What kind of a world did Paul live in that he could say such a thing in today’s second reading and not expect to be laughed at – or mocked! Did he know nothing of the trials and burdens of so many people’s lives? Did he really expect this of people who had lost loved ones, people out of work, victims of war and injustice? Or even of people who were having a bad day, or the sick, or the lonely? In fact, however, Paul knew all of those things and experienced great personal hardship himself repeatedly. He speaks these words that we hear today not because things were for a moment going well for him, but rather, despite the fact that they were not going well at all. Paul is convinced that even in the midst of his trials and difficulties there is reason for rejoicing - precisely because he was convinced of God’s compassion and fidelity. He knows that the ability to be joyful does not depend on the amount of freedom from hardship a person enjoys; rather, it depends on the extent of our awareness that God is near and involved in our lives. And so Paul is confident in telling others what he himself has come to experience through faith. He wants the Thessalonians to share that same joy.

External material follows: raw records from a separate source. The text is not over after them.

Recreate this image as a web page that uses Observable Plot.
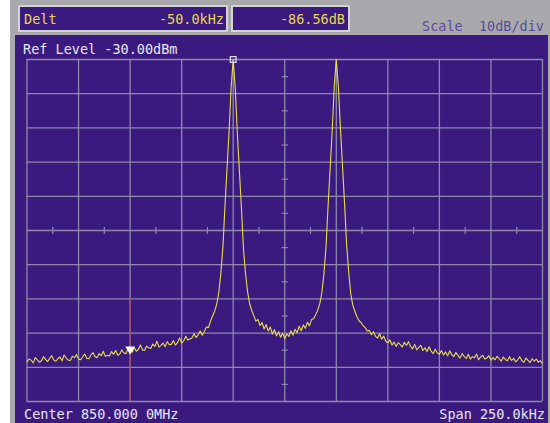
<!DOCTYPE html>
<html><head><meta charset="utf-8">
<script src="https://cdn.jsdelivr.net/npm/d3@7"></script>
<script src="https://cdn.jsdelivr.net/npm/@observablehq/plot@0.6"></script>
<style>
html,body{margin:0;padding:0;background:#fff;}
#wrap{position:relative;width:550px;height:423px;overflow:hidden;font-family:"DejaVu Sans Mono","Liberation Mono",monospace;font-size:13.5px;}
.abs{position:absolute;white-space:pre;line-height:14px;}
.box{position:absolute;background:#3b1a80;border:2px solid #d4d4d8;box-sizing:border-box;}
</style></head><body>
<div id="wrap">
  <div class="abs" style="left:10px;top:0;width:540px;height:423px;background:#a9a9ad"></div>
  <div class="abs" style="left:15px;top:35px;width:533px;height:388px;background:#3b1a80"></div>
  <div class="box" style="left:18px;top:5px;width:210px;height:27px"></div>
  <div class="box" style="left:231px;top:5px;width:119px;height:27px"></div>
  <div id="chart" class="abs" style="left:0;top:0"></div>
  <div id="labels"></div>
</div>
<script>
// ---- data ----
const headerLabel = "Delt";
const headerDeltaFreq = "-50.0kHz";
const headerDeltaLevel = "-86.56dB";
const scaleLabel = "Scale  10dB/div";
const refLabel = "Ref Level -30.00dBm";
const centerLabel = "Center 850.000 0MHz";
const spanLabel = "Span 250.0kHz";

// sweep: frequency offset from centre, kHz
const sweepStartKHz = -125;
const sweepStepKHz = 1;
// trace levels, dBm (one per kHz from -125 to +125)
const levels = [
  -118.4,-117.6,-117.9,-118.7,-117.2,-117.8,-118.5,-118.1,-116.9,-117.7,
  -118.3,-117.4,-116.6,-117.9,-118.2,-117.5,-117.0,-118.1,-116.4,-117.3,
  -117.9,-118.0,-116.8,-117.2,-116.3,-117.6,-117.8,-116.9,-116.1,-117.4,
  -117.5,-116.4,-115.7,-116.9,-117.2,-116.0,-116.6,-115.3,-116.8,-116.5,
  -116.7,-115.4,-116.2,-115.1,-116.5,-116.1,-114.9,-115.8,-116.0,-114.6,
  -115.0,-115.6,-114.2,-115.3,-114.8,-113.5,-114.9,-115.1,-113.8,-114.3,
  -114.5,-113.2,-113.9,-112.4,-114.1,-113.6,-112.9,-114.0,-112.5,-113.4,
  -113.3,-112.2,-113.5,-112.8,-111.4,-112.9,-112.3,-110.9,-112.0,-111.7,
  -111.4,-110.2,-111.3,-110.5,-109.4,-110.6,-109.5,-108.2,-108.4,-106.5,
  -105.0,-103.6,-101.6,-98.2,-92.6,-85.0,-73.0,-62.0,-51.0,-38.0,
  -30.0,-38.5,-51.5,-62.5,-73.5,-85.5,-92.8,-98.0,-101.5,-103.4,
  -104.9,-106.5,-106.0,-107.8,-106.9,-108.8,-107.5,-109.4,-108.2,-110.3,
  -109.0,-110.8,-109.6,-111.2,-110.0,
  -111.6,
  -110.2,-111.0,-109.3,-110.6,-108.9,-109.9,-108.0,-109.3,-107.6,-108.6,
  -106.8,-107.9,-106.0,-105.8,-104.6,-103.3,-101.4,-98.2,-92.6,-85.0,
  -73.0,-62.0,-51.0,-38.0,-30.0,-38.0,-50.0,-61.0,-72.0,-84.0,
  -92.0,-98.5,-101.8,-103.6,-105.2,-106.4,-106.9,-107.8,-108.4,-109.4,
  -109.2,-110.5,-109.6,-110.9,-111.5,-110.1,-111.8,-110.9,-112.4,-112.8,
  -112.0,-113.5,-112.6,-113.9,-112.8,-113.4,-114.1,-112.7,-113.6,-112.5,
  -113.9,-114.6,-113.3,-114.9,-114.2,-113.6,-115.1,-114.3,-115.4,-114.0,
  -115.3,-116.0,-114.7,-115.8,-116.2,-115.1,-116.4,-115.5,-116.6,-115.2,
  -116.3,-116.9,-115.7,-116.5,-117.3,-116.0,-116.8,-117.4,-116.2,-117.6,
  -116.9,-117.2,-116.1,-117.8,-117.0,-116.5,-117.6,-117.3,-116.6,-117.9,
  -117.2,-117.8,-116.8,-117.5,-118.2,-117.0,-117.7,-118.1,-116.9,-118.0,
  -117.4,-118.4,-117.8,-116.9,-118.1,-118.5,-117.3,-118.0,-118.6,-117.5,
  -118.2,-117.6,-118.5,-118.1,-118.9
];
const gridFreq = [-125,-100,-75,-50,-25,0,25,50,75,100,125];
const gridLevel = [-30,-40,-50,-60,-70,-80,-90,-100,-110,-120,-130];
const minorFreq = [-112.5,-87.5,-62.5,-37.5,-12.5,12.5,37.5,62.5,87.5,112.5];
const minorLevel = [-35,-45,-55,-65,-75,-85,-95,-105,-115,-125];
const markerFreq = [-25, -75];
const markerLevel = [-30, -115];
const markerLineFreq = [-75];

// ---- build ----
const trace = levels.map((v, i) => ({f: sweepStartKHz + i * sweepStepKHz, dbm: v}));
const gridCol = "#8e88aa";
const chart = Plot.plot({
  width: 550, height: 423,
  marginLeft: 26.5, marginRight: 8, marginTop: 59, marginBottom: 22,
  style: {background: "transparent", overflow: "visible"},
  x: {domain: [-125, 125], axis: null},
  y: {domain: [-130, -30], axis: null},
  marks: [
    Plot.ruleX(gridFreq, {stroke: gridCol, strokeWidth: 1.3}),
    Plot.ruleY(gridLevel, {stroke: gridCol, strokeWidth: 1.3}),
    Plot.ruleX(markerLineFreq, {y1: -130, y2: -100, stroke: "#a8445e", strokeWidth: 1.2}),
    Plot.link(minorLevel, {x1: -1.5, x2: 1.5, y1: d => d, y2: d => d, stroke: gridCol, strokeWidth: 1.2}),
    Plot.link(minorFreq, {x1: d => d, x2: d => d, y1: -79, y2: -81, stroke: gridCol, strokeWidth: 1.2}),
    Plot.line(trace, {x: "f", y: "dbm", stroke: "#e8de44", strokeWidth: 1.1}),
    Plot.dot([0], {x: markerFreq[0], y: markerLevel[0], symbol: "square", r: 3.2, stroke: "#dcd6f0", strokeWidth: 1.3, fill: "none"}),
    Plot.dot([0], {x: markerFreq[1], y: markerLevel[1], symbol: "triangle", rotate: 180, r: 3.6, fill: "#ffffff", stroke: "none", dy: -1})
  ]
});
document.getElementById("chart").appendChild(chart);

const labels = [
  {t: headerLabel, left: 24, top: 12, color: "#e6d84a"},
  {t: headerDeltaFreq, right: 550 - 224, top: 12, color: "#e6d84a"},
  {t: headerDeltaLevel, right: 550 - 345, top: 12, color: "#e6d84a"},
  {t: scaleLabel, left: 422, top: 19, color: "#5a4c9c"},
  {t: refLabel, left: 23, top: 42, color: "#e8e6f2"},
  {t: centerLabel, left: 24, top: 407, color: "#e8e6f2"},
  {t: spanLabel, right: 550 - 545, top: 407, color: "#e8e6f2"}
];
const host = document.getElementById("labels");
for (const l of labels) {
  const d = document.createElement("div");
  d.className = "abs";
  d.textContent = l.t;
  d.style.top = l.top + "px";
  if (l.left != null) d.style.left = l.left + "px"; else d.style.right = l.right + "px";
  d.style.color = l.color;
  host.appendChild(d);
}
</script>
</body></html>
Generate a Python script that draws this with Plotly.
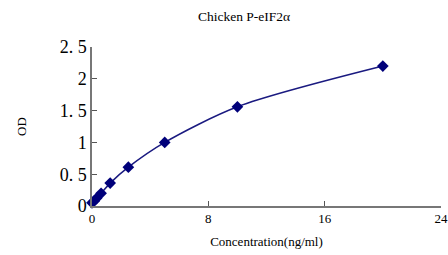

Isaiah, who speaks in the first reading today says that God had entrusted him with the specific mission to give his people reasons for rejoicing: to the poor, to the brokenhearted, to captives and prisoners Isaiah also delivers a message of hope – that God will bring justice to his people. A day is coming when life will be different for you, he says. And with Jesus that day has come!
Perhaps you remember that when Jesus was just beginning his public ministry, he entered the temple one day on the Sabbath and picked up the Scriptures to read to the congregation. And he read these very words of Isaiah addressed to the poor, the brokenhearted, captives and prisoners. And finishing the passage he rolled up the scroll and announced: Today this Scripture is fulfilled in your hearing. With Jesus the day of promise has arrived.
That is why Paul can rejoice and urge his fellow Christians to rejoice also, because there is Jesus. And our preparation now in these weeks for the celebration once again of the coming of this Jesus is meant to re-sensitize us to this great gift we have been given in him who has come to us, to call back to our awareness:
• that we are the poor to whom the good news is preached, poor in those values that could make us feel complete, poor in self-understanding or self-worth, poor in appreciation of God’s love for us;
• we are the brokenhearted who are offered healing, brokenhearted from the hurts we have received from strangers but even more so from those we love;
• we are the captives who are set free, captives to desires and ambitions that we can never realize and perhaps never should;
• we are the prisoners who are released, prisoners of our own pettiness and shortsightedness, of our envy and pride.
Paul can say to us “rejoice” because he sees everything with the eyes of faith. He, like John the Baptist, bears witness to the one who comes to renew the face of the earth. But if you and I have faith enough to see the reasons for our own rejoicing, then we too must bear witness to the world and to so many who live without good news, to so many others who are poor and brokenhearted and imprisoned, that there is hope because there is Jesus.